Meet your new favourite barbecue staple: juicy and aromatic lamb skewers.
- 500 g ground lean lamb
- 1 small onion, grated
- ⅔ cup chopped parsley
- 1 clove garlic, grated
- ½ tsp cinnamon
- ¼ tsp allspice
- 1 ½ tsp salt
- 1 tsp pepper
- Olive oil, for drizzling
Oven temperatures are for conventional; if using fan-forced (convection), reduce the temperature by 20˚C. | We use Australian tablespoons and cups: 1 teaspoon equals 5 ml; 1 tablespoon equals 20 ml; 1 cup equals 250 ml. | All herbs are fresh (unless specified) and cups are lightly packed. | All vegetables are medium size and peeled, unless specified. | All eggs are 55-60 g, unless specified.
- In a large bowl, mix together lamb, onion, parsley, garlic, cinnamon, all-spice, salt and pepper.

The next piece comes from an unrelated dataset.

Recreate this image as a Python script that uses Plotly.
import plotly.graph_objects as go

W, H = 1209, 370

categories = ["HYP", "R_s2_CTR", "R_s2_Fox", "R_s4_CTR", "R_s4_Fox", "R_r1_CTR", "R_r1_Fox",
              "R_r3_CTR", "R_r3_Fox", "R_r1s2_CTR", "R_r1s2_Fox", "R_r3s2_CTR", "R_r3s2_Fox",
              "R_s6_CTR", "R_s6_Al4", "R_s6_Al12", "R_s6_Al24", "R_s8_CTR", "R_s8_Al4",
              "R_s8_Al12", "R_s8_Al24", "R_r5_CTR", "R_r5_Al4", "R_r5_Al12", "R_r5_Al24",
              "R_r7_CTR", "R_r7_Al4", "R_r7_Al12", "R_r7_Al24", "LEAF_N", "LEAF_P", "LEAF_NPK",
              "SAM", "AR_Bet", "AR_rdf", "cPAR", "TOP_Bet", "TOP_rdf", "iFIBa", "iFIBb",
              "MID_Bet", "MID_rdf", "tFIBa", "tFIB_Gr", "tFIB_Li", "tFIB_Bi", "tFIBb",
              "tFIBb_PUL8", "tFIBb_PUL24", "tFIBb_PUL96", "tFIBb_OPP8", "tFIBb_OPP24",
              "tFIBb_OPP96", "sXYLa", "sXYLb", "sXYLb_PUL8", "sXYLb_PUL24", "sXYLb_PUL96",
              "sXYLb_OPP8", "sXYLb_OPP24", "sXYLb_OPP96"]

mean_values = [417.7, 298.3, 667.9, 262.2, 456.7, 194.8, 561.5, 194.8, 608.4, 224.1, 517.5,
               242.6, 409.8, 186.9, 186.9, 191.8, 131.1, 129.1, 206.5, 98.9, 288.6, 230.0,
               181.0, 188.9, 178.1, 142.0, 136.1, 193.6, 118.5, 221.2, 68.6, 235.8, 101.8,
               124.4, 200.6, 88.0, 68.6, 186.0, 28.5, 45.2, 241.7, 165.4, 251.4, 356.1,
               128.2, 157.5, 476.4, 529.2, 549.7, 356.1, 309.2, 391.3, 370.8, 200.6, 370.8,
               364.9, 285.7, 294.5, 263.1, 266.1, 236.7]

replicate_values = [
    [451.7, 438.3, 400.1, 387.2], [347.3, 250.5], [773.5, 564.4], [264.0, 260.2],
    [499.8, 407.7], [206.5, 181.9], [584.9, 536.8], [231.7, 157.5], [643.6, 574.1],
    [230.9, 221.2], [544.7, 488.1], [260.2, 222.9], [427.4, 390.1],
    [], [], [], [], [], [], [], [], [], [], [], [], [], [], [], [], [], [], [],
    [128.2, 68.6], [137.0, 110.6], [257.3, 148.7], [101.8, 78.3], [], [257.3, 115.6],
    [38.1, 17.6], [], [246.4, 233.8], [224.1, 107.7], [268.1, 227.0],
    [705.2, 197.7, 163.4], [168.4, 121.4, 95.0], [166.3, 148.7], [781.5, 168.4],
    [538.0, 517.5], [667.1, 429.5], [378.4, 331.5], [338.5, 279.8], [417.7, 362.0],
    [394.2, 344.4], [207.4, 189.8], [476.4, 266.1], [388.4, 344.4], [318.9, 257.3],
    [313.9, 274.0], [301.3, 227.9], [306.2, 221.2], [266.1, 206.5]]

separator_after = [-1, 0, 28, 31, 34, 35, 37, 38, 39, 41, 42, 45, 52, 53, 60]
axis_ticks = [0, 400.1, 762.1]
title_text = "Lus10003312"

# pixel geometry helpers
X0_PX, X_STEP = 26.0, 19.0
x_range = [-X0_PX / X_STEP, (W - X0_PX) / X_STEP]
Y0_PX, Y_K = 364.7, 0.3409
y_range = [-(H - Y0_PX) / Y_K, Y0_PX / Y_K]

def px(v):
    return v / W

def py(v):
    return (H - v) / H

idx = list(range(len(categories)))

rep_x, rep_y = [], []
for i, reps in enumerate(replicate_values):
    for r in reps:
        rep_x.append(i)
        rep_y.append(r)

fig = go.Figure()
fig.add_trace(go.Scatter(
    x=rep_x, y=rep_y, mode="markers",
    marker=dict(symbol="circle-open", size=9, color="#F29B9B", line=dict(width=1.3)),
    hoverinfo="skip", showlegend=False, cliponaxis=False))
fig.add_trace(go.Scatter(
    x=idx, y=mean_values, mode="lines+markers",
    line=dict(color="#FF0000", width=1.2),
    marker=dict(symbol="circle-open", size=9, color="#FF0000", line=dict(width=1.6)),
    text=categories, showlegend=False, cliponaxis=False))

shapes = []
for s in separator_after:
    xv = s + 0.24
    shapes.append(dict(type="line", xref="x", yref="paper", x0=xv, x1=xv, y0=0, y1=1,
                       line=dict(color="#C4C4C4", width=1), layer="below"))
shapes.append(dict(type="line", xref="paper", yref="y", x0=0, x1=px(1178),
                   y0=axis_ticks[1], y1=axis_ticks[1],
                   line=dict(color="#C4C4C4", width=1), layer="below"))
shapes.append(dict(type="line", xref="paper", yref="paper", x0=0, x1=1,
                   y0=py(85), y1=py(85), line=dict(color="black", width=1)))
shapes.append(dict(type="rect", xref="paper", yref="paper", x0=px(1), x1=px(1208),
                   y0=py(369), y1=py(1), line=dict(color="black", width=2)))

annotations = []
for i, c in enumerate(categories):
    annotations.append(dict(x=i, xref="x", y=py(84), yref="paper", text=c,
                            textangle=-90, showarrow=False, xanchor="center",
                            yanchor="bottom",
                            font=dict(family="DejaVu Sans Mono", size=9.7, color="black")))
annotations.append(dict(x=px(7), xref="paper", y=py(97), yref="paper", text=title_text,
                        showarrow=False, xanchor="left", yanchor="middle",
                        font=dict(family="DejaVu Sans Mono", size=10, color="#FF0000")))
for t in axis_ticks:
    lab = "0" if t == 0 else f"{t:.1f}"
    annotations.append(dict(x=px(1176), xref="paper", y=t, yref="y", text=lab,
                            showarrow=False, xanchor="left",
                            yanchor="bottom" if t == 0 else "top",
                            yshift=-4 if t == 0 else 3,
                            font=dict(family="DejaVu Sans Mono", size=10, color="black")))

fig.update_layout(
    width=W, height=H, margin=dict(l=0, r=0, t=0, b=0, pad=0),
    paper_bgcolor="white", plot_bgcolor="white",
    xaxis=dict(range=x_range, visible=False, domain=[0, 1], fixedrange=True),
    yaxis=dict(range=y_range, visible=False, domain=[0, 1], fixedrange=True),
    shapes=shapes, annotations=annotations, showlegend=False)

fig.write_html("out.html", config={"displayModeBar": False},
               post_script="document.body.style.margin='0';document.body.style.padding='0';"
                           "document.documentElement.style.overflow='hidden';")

- Divide the mixture into 6 portions. Roll into a ball, then push metal skewer drizzled with olive oil through the ball. Stretch and shape meat along the skewer to make a cylinder-like shape, tapering off the end at the top tip of the skewer.
- Grill meat on a grill over medium high until cooked through, turning the skewers as needed, until lightly browned on the outside.